### [Task to carry out]
Exactly the lines from the line containing "Output the component" through the line containing "Chart.register(...registerables);" are to be echoed, with both included and pictures left out.

* start Data supplied *

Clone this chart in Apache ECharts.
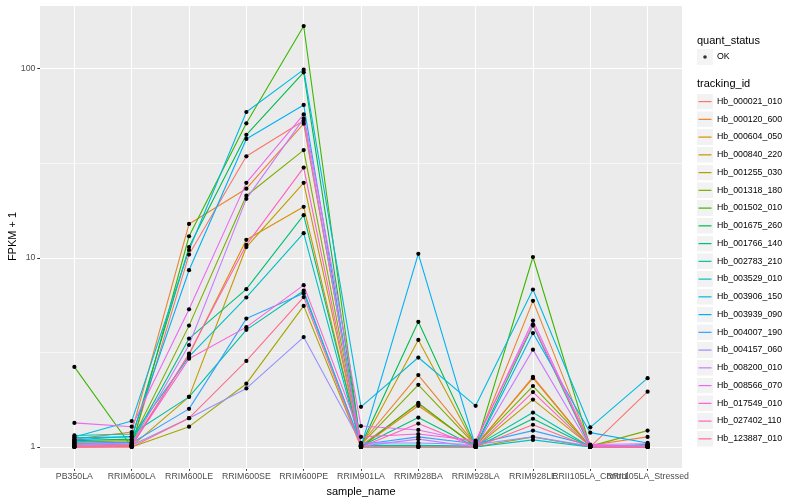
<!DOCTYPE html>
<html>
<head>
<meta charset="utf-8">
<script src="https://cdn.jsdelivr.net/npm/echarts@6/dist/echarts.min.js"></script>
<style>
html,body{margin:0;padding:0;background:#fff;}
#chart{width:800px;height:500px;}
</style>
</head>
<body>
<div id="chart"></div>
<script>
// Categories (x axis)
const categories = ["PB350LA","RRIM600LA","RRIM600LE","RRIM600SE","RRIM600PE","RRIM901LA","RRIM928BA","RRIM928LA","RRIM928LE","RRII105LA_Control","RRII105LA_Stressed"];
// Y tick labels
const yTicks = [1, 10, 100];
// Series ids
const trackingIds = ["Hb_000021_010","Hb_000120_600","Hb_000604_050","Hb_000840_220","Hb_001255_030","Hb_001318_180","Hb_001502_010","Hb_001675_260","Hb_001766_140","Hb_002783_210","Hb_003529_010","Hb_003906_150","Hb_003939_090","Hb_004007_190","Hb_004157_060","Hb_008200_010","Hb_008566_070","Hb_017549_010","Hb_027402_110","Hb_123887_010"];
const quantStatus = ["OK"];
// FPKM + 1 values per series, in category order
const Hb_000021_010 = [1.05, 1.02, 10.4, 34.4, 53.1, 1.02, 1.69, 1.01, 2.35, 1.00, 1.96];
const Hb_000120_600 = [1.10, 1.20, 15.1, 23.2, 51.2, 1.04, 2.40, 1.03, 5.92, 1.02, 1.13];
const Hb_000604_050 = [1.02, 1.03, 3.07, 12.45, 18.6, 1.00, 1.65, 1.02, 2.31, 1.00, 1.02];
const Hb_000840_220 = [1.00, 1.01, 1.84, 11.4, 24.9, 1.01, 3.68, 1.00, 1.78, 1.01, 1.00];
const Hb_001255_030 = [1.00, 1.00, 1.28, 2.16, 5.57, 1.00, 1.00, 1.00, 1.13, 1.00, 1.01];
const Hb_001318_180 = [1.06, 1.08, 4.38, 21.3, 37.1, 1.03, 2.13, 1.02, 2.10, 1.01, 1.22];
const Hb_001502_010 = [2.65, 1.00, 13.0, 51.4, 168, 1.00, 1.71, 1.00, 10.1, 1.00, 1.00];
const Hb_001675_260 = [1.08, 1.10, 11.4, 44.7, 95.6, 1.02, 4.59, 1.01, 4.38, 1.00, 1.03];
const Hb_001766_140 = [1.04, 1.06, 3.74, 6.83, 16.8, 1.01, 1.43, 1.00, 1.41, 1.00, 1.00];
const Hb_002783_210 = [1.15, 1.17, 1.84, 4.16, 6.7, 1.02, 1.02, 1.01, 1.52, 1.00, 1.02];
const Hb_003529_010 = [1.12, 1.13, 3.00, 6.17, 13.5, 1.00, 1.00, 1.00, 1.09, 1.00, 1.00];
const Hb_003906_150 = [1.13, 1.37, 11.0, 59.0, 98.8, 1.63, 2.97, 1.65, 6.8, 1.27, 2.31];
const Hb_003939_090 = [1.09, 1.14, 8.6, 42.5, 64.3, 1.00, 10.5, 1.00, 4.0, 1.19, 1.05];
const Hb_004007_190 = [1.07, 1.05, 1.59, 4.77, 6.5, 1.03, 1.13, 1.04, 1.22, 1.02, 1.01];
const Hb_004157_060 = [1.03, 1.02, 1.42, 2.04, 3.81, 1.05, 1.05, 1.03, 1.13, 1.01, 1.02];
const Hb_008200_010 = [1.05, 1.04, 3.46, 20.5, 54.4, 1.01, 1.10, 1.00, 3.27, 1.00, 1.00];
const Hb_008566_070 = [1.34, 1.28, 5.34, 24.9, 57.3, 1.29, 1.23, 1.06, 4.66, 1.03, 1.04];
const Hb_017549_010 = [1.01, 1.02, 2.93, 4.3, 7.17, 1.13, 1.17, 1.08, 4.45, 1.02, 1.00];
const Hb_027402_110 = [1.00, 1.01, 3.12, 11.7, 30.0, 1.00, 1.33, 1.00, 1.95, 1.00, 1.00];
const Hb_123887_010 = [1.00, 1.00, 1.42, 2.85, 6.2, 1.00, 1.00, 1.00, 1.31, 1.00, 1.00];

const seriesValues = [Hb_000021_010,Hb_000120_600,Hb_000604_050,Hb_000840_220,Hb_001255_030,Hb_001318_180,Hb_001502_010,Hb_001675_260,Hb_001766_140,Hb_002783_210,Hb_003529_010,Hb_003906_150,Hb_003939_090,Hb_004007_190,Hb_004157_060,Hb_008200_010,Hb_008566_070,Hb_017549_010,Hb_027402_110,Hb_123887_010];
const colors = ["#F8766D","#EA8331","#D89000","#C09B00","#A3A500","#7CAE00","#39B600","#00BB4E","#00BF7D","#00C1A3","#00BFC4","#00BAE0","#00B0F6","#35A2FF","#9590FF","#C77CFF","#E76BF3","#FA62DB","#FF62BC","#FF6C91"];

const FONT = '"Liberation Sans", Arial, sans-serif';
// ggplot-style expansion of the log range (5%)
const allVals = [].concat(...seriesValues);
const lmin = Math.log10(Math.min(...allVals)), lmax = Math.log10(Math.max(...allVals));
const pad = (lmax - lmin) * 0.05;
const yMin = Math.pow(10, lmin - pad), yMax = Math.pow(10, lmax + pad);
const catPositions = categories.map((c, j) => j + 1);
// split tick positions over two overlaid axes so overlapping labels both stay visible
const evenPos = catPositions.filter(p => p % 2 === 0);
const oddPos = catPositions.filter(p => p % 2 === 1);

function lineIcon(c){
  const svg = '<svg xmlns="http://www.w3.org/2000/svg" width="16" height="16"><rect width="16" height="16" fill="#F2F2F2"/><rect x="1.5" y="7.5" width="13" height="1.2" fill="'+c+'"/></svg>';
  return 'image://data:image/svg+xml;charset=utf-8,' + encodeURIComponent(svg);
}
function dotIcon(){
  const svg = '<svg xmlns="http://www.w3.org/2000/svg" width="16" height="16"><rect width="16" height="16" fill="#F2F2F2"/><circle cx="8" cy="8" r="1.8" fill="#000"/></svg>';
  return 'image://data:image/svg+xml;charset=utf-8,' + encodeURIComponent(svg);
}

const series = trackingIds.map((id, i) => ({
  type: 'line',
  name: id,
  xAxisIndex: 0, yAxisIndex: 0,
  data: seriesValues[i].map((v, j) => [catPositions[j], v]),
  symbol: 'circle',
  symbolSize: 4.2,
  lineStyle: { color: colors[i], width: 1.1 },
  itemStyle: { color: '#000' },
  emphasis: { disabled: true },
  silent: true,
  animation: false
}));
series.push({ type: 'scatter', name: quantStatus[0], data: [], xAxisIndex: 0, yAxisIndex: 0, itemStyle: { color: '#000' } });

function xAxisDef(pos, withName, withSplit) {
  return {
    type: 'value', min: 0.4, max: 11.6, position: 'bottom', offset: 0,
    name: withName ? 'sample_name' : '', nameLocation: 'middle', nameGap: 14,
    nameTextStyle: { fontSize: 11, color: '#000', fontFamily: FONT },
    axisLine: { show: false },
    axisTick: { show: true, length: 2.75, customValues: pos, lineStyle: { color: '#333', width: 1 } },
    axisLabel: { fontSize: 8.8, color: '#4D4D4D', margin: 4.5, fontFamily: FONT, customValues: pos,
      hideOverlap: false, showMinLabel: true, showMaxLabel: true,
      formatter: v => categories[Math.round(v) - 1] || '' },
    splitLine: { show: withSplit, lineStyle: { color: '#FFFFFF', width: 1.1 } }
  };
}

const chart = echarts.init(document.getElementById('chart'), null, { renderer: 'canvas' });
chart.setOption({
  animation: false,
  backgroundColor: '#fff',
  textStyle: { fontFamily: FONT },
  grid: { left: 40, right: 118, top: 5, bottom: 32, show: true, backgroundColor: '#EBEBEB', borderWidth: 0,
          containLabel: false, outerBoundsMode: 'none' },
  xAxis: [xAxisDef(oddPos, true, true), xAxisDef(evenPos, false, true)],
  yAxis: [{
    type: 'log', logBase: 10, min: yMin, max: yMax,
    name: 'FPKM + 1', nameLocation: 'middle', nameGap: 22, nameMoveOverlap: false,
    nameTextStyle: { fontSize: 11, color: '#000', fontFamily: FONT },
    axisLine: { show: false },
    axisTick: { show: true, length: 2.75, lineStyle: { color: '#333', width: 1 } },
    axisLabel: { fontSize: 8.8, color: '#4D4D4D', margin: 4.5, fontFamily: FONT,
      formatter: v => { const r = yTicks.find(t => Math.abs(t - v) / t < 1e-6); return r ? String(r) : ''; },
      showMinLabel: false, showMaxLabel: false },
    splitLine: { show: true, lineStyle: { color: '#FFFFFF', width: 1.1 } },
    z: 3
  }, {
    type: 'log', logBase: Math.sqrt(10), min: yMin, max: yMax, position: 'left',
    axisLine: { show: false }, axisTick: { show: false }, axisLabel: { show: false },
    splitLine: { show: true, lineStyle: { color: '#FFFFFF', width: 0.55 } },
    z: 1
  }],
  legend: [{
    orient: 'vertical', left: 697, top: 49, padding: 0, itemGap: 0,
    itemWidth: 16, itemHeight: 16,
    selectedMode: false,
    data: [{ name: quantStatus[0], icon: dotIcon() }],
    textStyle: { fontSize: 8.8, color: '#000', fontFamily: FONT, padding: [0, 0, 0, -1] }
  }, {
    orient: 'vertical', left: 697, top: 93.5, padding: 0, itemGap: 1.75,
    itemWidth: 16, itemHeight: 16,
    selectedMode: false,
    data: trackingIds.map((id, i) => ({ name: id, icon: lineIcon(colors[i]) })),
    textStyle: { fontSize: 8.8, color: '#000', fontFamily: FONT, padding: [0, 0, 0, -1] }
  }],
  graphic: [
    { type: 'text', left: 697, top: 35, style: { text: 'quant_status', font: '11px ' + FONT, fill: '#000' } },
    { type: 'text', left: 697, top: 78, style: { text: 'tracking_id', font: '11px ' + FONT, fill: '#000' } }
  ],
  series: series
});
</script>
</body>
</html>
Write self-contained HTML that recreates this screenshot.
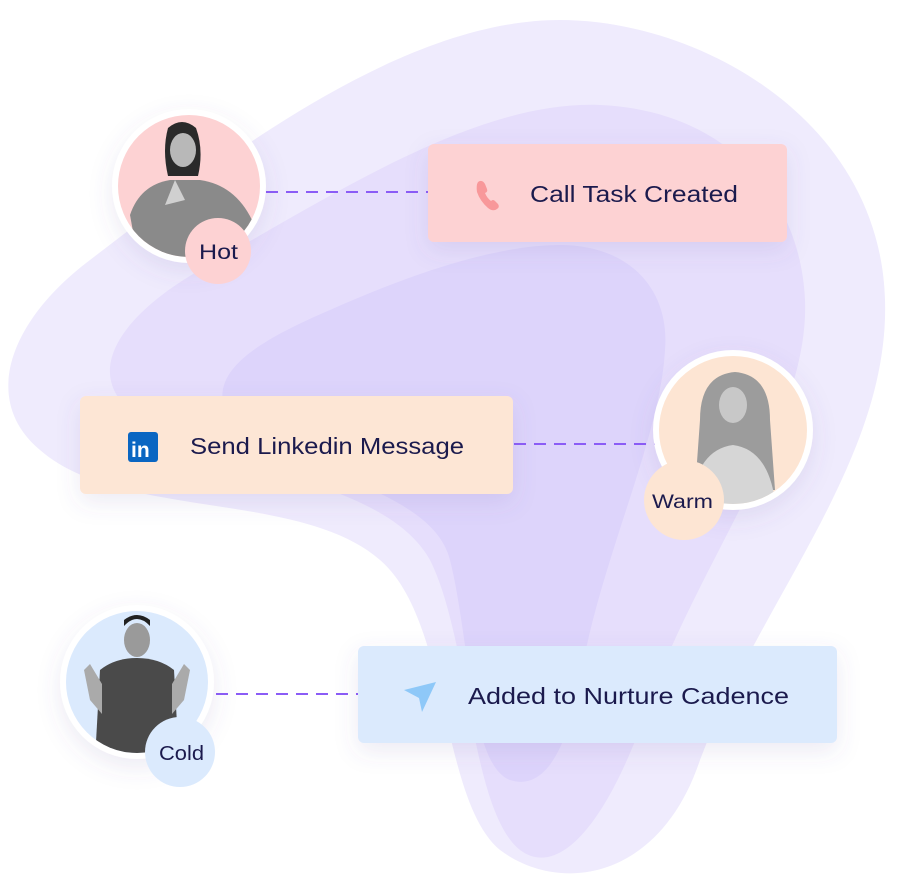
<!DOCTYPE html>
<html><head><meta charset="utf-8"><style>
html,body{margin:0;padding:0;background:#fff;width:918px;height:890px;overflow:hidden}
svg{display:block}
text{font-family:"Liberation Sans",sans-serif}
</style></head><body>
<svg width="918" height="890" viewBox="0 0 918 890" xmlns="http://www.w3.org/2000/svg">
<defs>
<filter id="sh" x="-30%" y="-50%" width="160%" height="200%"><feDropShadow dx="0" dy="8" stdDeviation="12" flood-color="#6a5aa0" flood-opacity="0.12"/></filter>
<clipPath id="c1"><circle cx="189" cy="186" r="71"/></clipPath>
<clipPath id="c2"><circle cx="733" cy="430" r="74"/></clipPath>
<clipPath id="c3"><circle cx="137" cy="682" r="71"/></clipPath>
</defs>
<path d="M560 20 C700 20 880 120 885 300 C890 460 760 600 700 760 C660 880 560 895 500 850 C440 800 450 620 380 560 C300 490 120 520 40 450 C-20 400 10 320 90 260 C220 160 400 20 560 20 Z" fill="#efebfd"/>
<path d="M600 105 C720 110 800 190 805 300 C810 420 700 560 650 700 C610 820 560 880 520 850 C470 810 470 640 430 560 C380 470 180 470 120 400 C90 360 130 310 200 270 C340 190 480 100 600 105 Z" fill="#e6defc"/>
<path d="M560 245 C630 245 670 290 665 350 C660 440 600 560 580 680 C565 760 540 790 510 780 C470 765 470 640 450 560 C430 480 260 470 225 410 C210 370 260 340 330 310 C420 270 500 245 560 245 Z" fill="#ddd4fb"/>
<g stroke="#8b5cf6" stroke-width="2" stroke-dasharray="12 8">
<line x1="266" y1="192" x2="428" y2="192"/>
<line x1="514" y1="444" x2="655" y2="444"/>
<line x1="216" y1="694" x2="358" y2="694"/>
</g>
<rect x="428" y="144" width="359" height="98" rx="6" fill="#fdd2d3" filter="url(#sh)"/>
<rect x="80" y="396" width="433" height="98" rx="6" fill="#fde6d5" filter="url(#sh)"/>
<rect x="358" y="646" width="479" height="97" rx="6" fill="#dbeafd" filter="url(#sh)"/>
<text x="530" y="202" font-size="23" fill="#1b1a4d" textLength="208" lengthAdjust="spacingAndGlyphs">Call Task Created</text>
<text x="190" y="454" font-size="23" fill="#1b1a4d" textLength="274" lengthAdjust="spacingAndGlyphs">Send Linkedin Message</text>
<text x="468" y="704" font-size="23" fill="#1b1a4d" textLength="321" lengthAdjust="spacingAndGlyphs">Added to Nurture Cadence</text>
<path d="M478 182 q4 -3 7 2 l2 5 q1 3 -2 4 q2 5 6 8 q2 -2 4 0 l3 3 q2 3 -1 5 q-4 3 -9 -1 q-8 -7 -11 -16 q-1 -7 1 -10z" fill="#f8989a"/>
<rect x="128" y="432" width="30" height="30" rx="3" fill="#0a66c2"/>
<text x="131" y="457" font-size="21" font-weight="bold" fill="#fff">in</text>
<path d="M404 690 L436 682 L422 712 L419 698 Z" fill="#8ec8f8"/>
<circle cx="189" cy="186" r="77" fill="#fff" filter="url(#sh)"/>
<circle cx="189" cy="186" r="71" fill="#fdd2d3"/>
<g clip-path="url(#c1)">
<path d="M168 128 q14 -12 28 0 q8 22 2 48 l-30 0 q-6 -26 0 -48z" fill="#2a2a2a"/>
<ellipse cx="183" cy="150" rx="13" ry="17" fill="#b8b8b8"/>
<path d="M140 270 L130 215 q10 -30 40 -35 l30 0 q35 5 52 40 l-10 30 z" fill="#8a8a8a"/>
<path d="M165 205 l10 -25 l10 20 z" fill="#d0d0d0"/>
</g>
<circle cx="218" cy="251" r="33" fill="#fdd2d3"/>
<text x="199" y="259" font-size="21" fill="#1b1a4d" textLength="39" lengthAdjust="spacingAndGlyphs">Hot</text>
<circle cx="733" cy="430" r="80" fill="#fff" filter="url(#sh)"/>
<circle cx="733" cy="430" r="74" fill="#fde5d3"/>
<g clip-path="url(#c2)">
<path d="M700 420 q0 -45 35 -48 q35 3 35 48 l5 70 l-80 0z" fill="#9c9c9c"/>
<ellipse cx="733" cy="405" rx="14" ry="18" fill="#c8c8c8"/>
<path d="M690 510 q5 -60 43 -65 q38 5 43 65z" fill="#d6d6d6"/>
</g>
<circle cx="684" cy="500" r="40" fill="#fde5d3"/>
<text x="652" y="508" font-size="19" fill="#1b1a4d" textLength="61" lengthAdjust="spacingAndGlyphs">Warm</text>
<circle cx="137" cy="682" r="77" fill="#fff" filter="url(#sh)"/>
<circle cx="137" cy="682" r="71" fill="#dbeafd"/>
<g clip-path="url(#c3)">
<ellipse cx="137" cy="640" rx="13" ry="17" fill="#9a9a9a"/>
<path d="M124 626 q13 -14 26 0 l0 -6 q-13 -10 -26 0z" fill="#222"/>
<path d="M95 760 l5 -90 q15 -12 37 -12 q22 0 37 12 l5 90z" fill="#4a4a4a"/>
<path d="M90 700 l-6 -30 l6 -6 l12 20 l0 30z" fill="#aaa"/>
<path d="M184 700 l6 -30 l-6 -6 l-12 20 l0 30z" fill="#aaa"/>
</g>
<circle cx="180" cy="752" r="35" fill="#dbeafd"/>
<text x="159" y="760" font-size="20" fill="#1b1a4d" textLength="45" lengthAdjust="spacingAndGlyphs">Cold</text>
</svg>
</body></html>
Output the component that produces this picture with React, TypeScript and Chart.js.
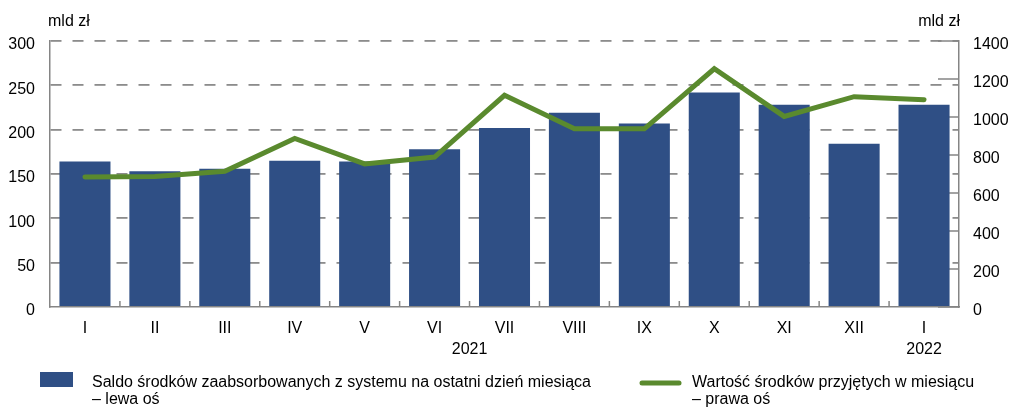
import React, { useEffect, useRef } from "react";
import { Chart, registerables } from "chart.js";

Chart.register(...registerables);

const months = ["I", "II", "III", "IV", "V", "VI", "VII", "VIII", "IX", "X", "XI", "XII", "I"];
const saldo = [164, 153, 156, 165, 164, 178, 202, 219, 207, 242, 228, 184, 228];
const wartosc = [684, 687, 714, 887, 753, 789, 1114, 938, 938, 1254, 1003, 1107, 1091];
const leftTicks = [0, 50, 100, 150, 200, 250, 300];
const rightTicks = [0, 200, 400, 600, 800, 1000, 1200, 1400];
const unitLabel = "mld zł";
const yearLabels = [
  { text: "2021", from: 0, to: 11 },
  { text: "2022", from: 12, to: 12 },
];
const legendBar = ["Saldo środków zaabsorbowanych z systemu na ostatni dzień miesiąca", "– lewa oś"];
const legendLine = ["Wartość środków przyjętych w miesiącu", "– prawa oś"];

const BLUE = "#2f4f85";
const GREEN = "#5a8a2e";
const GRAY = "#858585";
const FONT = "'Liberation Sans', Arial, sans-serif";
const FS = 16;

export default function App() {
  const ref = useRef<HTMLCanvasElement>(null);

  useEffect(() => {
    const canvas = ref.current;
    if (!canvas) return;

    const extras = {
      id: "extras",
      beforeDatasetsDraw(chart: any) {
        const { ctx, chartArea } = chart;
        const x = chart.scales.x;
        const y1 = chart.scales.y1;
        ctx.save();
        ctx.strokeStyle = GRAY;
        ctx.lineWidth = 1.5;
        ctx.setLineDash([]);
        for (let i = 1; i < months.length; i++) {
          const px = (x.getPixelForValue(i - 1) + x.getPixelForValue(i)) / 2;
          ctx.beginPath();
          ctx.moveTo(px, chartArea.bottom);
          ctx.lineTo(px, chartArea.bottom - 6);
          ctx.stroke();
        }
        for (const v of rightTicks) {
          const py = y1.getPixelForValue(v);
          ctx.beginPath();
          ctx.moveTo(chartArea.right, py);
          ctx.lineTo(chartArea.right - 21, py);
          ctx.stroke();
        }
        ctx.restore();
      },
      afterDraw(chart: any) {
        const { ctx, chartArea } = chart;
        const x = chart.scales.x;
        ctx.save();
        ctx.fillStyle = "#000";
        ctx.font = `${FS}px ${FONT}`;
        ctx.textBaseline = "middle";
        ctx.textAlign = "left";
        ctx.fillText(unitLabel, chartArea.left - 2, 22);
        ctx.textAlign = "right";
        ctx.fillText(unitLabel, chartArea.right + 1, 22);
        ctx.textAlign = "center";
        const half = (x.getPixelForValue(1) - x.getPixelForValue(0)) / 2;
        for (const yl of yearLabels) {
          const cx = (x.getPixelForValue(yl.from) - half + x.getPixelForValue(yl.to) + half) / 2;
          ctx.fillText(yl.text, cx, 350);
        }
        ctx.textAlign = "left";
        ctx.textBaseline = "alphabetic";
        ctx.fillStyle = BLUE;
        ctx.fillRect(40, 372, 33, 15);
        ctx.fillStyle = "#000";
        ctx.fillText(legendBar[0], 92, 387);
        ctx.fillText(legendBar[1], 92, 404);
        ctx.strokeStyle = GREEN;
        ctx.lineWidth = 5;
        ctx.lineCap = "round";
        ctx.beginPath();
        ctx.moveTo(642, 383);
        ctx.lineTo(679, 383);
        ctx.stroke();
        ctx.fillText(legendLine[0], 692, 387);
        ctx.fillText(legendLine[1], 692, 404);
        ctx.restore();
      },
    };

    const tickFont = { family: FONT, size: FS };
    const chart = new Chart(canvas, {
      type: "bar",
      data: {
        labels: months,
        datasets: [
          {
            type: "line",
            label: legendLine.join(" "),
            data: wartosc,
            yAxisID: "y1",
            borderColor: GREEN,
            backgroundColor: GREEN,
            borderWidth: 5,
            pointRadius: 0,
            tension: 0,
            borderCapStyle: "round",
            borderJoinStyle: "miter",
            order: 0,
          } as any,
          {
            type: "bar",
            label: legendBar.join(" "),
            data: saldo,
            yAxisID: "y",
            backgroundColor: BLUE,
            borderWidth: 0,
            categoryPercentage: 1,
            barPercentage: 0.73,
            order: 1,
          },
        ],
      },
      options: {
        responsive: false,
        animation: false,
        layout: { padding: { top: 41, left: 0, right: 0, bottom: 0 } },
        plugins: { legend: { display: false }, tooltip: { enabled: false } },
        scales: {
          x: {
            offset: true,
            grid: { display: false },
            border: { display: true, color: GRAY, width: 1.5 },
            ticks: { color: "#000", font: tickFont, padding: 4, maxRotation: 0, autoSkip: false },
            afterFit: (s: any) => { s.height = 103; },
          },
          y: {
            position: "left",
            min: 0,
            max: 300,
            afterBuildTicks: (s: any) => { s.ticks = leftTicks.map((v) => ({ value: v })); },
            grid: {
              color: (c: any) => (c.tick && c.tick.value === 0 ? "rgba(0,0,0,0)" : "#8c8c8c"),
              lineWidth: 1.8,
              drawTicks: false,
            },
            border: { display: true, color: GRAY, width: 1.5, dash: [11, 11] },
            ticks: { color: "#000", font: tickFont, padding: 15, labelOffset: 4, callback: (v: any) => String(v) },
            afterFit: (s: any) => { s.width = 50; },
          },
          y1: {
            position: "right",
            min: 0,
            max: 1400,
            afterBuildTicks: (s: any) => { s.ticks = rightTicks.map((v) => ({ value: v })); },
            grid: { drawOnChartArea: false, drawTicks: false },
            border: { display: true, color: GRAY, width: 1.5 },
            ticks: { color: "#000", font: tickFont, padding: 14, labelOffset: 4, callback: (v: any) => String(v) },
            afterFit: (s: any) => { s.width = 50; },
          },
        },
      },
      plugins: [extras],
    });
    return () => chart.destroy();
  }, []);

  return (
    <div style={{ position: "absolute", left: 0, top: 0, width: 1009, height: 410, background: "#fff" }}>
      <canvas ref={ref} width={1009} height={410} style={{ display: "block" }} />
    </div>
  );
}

* end Data supplied *

### [Written solution]
Output the component that produces this picture with React, TypeScript and Chart.js.
import React, { useEffect, useRef } from "react";
import { Chart, registerables } from "chart.js";

Chart.register(...registerables);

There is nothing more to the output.